I felt a split between my job and myself.
Amna Nawaz: You talk about that cynicism, right, as a lack of faith in our fellow humans. You also talk about it as a tool of the status quo. What does that mean? Who benefits from cynicism?
Jamil Zaki: Yes, so cynicism, again, is the theory that people are selfish, greedy and dishonest. It’s on the rise. And a lot of people say, well, maybe that’s good because cynics might be radicals who hold power to account.
It turns out the opposite is true. Cynics see social problems, but they don’t see any solutions. And if you think that our problems represent who we really are, why do anything about it? So cynics end up voting less often than non-cynics, protesting less often. And, in fact, the people who benefit from a population that doesn’t trust itself are often autocrats and authoritarians.
That’s why I call it a tool of the status quo.
Amna Nawaz: You also document, and there’s a lot of data to back this up in your book, real-world physical and social benefits to living in low-cynicism, high-trust societies. What are those benefits? What have you found?
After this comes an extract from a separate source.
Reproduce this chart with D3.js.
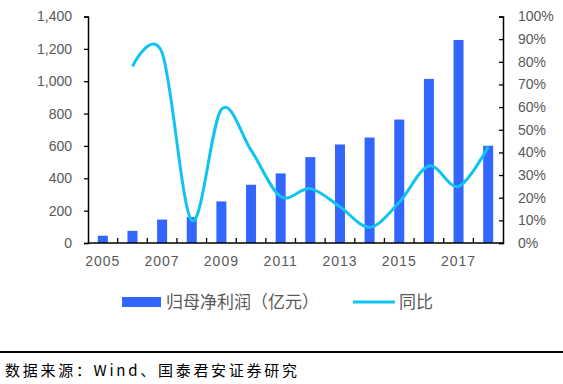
<!DOCTYPE html>
<html>
<head>
<meta charset="utf-8">
<script src="https://cdn.jsdelivr.net/npm/d3@7"></script>
<style>
  body { margin: 0; background: #fff; }
  svg { display: block; }
  .tick text { font-family: "Liberation Sans", Arial, sans-serif; font-size: 14px; fill: #595959; }
</style>
</head>
<body>
<div id="chart"></div>
<script>
var years = [2005, 2006, 2007, 2008, 2009, 2010, 2011, 2012, 2013, 2014, 2015, 2016, 2017, 2018]
var profit = [45, 75, 145, 160, 257, 360, 430, 531, 609, 652, 763, 1014, 1255, 601]
var yoy = [null, 0.78, 0.84, 0.10, 0.59, 0.41, 0.205, 0.24, 0.16, 0.07, 0.18, 0.34, 0.25, 0.425]
var leftTicks = [0, 200, 400, 600, 800, 1000, 1200, 1400]
var rightTicks = [0, 0.1, 0.2, 0.3, 0.4, 0.5, 0.6, 0.7, 0.8, 0.9, 1.0]
var xLabels = [2005, 2007, 2009, 2011, 2013, 2015, 2017]
var legendNames = ["归母净利润（亿元）", "同比"]
var sourceText = "数据来源：Wind、国泰君安证券研究"

var W = 563, H = 384
var margin = {top: 16.5, right: 60, bottom: 141, left: 88}
var width = W - margin.left - margin.right
var height = H - margin.top - margin.bottom

var barColor = "#3366ff", lineColor = "#0fc4f2"

var svg = d3.select("#chart").append("svg")
    .attr("width", W)
    .attr("height", H)

var g = svg.append("g")
    .attr("transform", "translate(" + margin.left + "," + margin.top + ")")

var xb = d3.scaleBand().domain(years).range([0, width])

var y = d3.scaleLinear().domain([0, 1400]).range([height, 0])
var y2 = d3.scaleLinear().domain([0, 1]).range([height, 0])

// bars
g.selectAll("rect.bar")
    .data(profit)
    .enter().append("rect")
    .attr("class", "bar")
    .attr("x", function(d, i) { return xb(years[i]) + xb.bandwidth() / 2 - 5 })
    .attr("width", 10)
    .attr("y", function(d) { return y(d) })
    .attr("height", function(d) { return height - y(d) })
    .attr("fill", barColor)

// yoy line
var line = d3.line()
    .defined(function(d) { return d != null })
    .x(function(d, i) { return xb(years[i]) + xb.bandwidth() / 2 })
    .y(function(d) { return y2(d) })
    .curve(d3.curveCardinal.tension(0))

g.append("path")
    .datum(yoy)
    .attr("d", line)
    .attr("fill", "none")
    .attr("stroke", lineColor)
    .attr("stroke-width", 3)

// left axis
var leftAxis = g.append("g")
    .call(d3.axisLeft(y).tickValues(leftTicks).tickFormat(d3.format(",")).tickSize(4).tickPadding(12))
leftAxis.select(".domain").attr("stroke", "#000").attr("stroke-width", 1.5)
leftAxis.selectAll(".tick line").attr("stroke", "#000").attr("stroke-width", 1.3)

// right axis
var rightAxis = g.append("g")
    .attr("transform", "translate(" + width + ",0)")
    .call(d3.axisRight(y2).tickValues(rightTicks).tickFormat(d3.format(".0%")).tickSize(-4).tickPadding(15))
rightAxis.select(".domain").attr("stroke", "#000").attr("stroke-width", 1.5)
rightAxis.selectAll(".tick line").attr("stroke", "#000").attr("stroke-width", 1.3)

// bottom axis line + ticks between categories
var bottom = g.append("g").attr("transform", "translate(0," + height + ")")
bottom.append("line")
    .attr("x1", 0).attr("x2", width)
    .attr("stroke", "#000").attr("stroke-width", 1.5)
bottom.selectAll("line.sep")
    .data(years.slice(1))
    .enter().append("line")
    .attr("class", "sep")
    .attr("x1", function(d) { return xb(d) })
    .attr("x2", function(d) { return xb(d) })
    .attr("y1", 0).attr("y2", -5)
    .attr("stroke", "#000").attr("stroke-width", 1.3)
bottom.selectAll("text")
    .data(xLabels)
    .enter().append("text")
    .attr("x", function(d) { return xb(d) + xb.bandwidth() / 2 })
    .attr("y", 23)
    .attr("text-anchor", "middle")
    .style("font-family", "Liberation Sans, Arial, sans-serif")
    .style("font-size", "14px")
    .style("letter-spacing", "1px")
    .style("fill", "#595959")
    .text(function(d) { return d })

// legend
var leg = svg.append("g")
leg.append("rect")
    .attr("x", 122).attr("y", 297)
    .attr("width", 39).attr("height", 10)
    .attr("fill", barColor)
leg.append("text")
    .attr("x", 166).attr("y", 308)
    .style("font-family", "Noto Sans CJK SC, sans-serif")
    .style("font-size", "17px")
    .style("fill", "#595959")
    .text(legendNames[0])
leg.append("line")
    .attr("x1", 353).attr("x2", 395)
    .attr("y1", 302).attr("y2", 302)
    .attr("stroke", lineColor).attr("stroke-width", 3)
leg.append("text")
    .attr("x", 399).attr("y", 308)
    .style("font-family", "Noto Sans CJK SC, sans-serif")
    .style("font-size", "17px")
    .style("fill", "#595959")
    .text(legendNames[1])

// source line
svg.append("line")
    .attr("x1", 0).attr("x2", W)
    .attr("y1", 352).attr("y2", 352)
    .attr("stroke", "#000").attr("stroke-width", 2)
svg.append("text")
    .attr("x", 5).attr("y", 376)
    .attr("textLength", 292)
    .attr("lengthAdjust", "spacing")
    .style("font-family", "Noto Sans CJK SC, sans-serif")
    .style("font-size", "15px")
    .style("fill", "#000")
    .text(sourceText)
</script>
</body>
</html>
Jamil Zaki: They really occur at every level.
So trust is our willingness to be vulnerable to other people. And it’s crucial to building important relationships in our lives, to having nourishing communities that help us feel happier and less stressed, but also to having communities that function, for instance, civically and economically.
So it turns out that from individuals, to families, to organizations, to culture writ large, trust helps us operate, helps us succeed. And cynicism disintegrates that.
Amna Nawaz: I think here in the U.S., especially around now, we’re talking about that cynicism and those divides we see along political lines, just how people have sorted.
You write about that in your book, and you say: “During the same era in which Americans lost trust in one another, they grew contempt for people with whom we disagree. In 1980, U.S. Republicans and Democrats felt lots of warmth towards their own party, neutral about the other. By 2020, each party disliked the other side more than they liked their own.”
So you and your colleagues at the lab in 2022 brought together 100 Americans, basically, who disagreed and had them engage in random Zoom calls with each other to talk about really difficult things. What did you find?
Jamil Zaki: Well, first of all, we are divided, and I don’t want to diminish that. There is so much disagreement and a lot of really dangerous division in our nation as well.
But the divisions in our mind are much larger than they are in reality.
Amna Nawaz: What does that mean?
Jamil Zaki: Well, it turns out, if you ask Democrats and Republicans, what does the average person you disagree with think, what do they want, what do they like, we are wrong on every — on nearly every measure.
We think that the average person we disagree with is far more extreme than they really are. We think that they are twice as antidemocratic, twice as hateful, and four times as violent as they really are. In many ways, we are fighting phantoms because we don’t interact with people we disagree with as much as we used to.
So in our lab, we tried to change that. We brought people together for these conversations, things like climate change and gun rights. And we asked them to predict, how do you think these conversations will go? And they said, somewhere between neutral to poorly.
We then had them have these conversations and asked, how did that go on a scale of zero to 100 in terms of pleasantness? And the most common response we got was 100. People loved connecting. They were shocked by how open-minded, warm, and interested in them the person the other side was.
Amna Nawaz: You advocate for this, this idea of taking leaps of faith over and over again in the book. What does that mean? How can people do that?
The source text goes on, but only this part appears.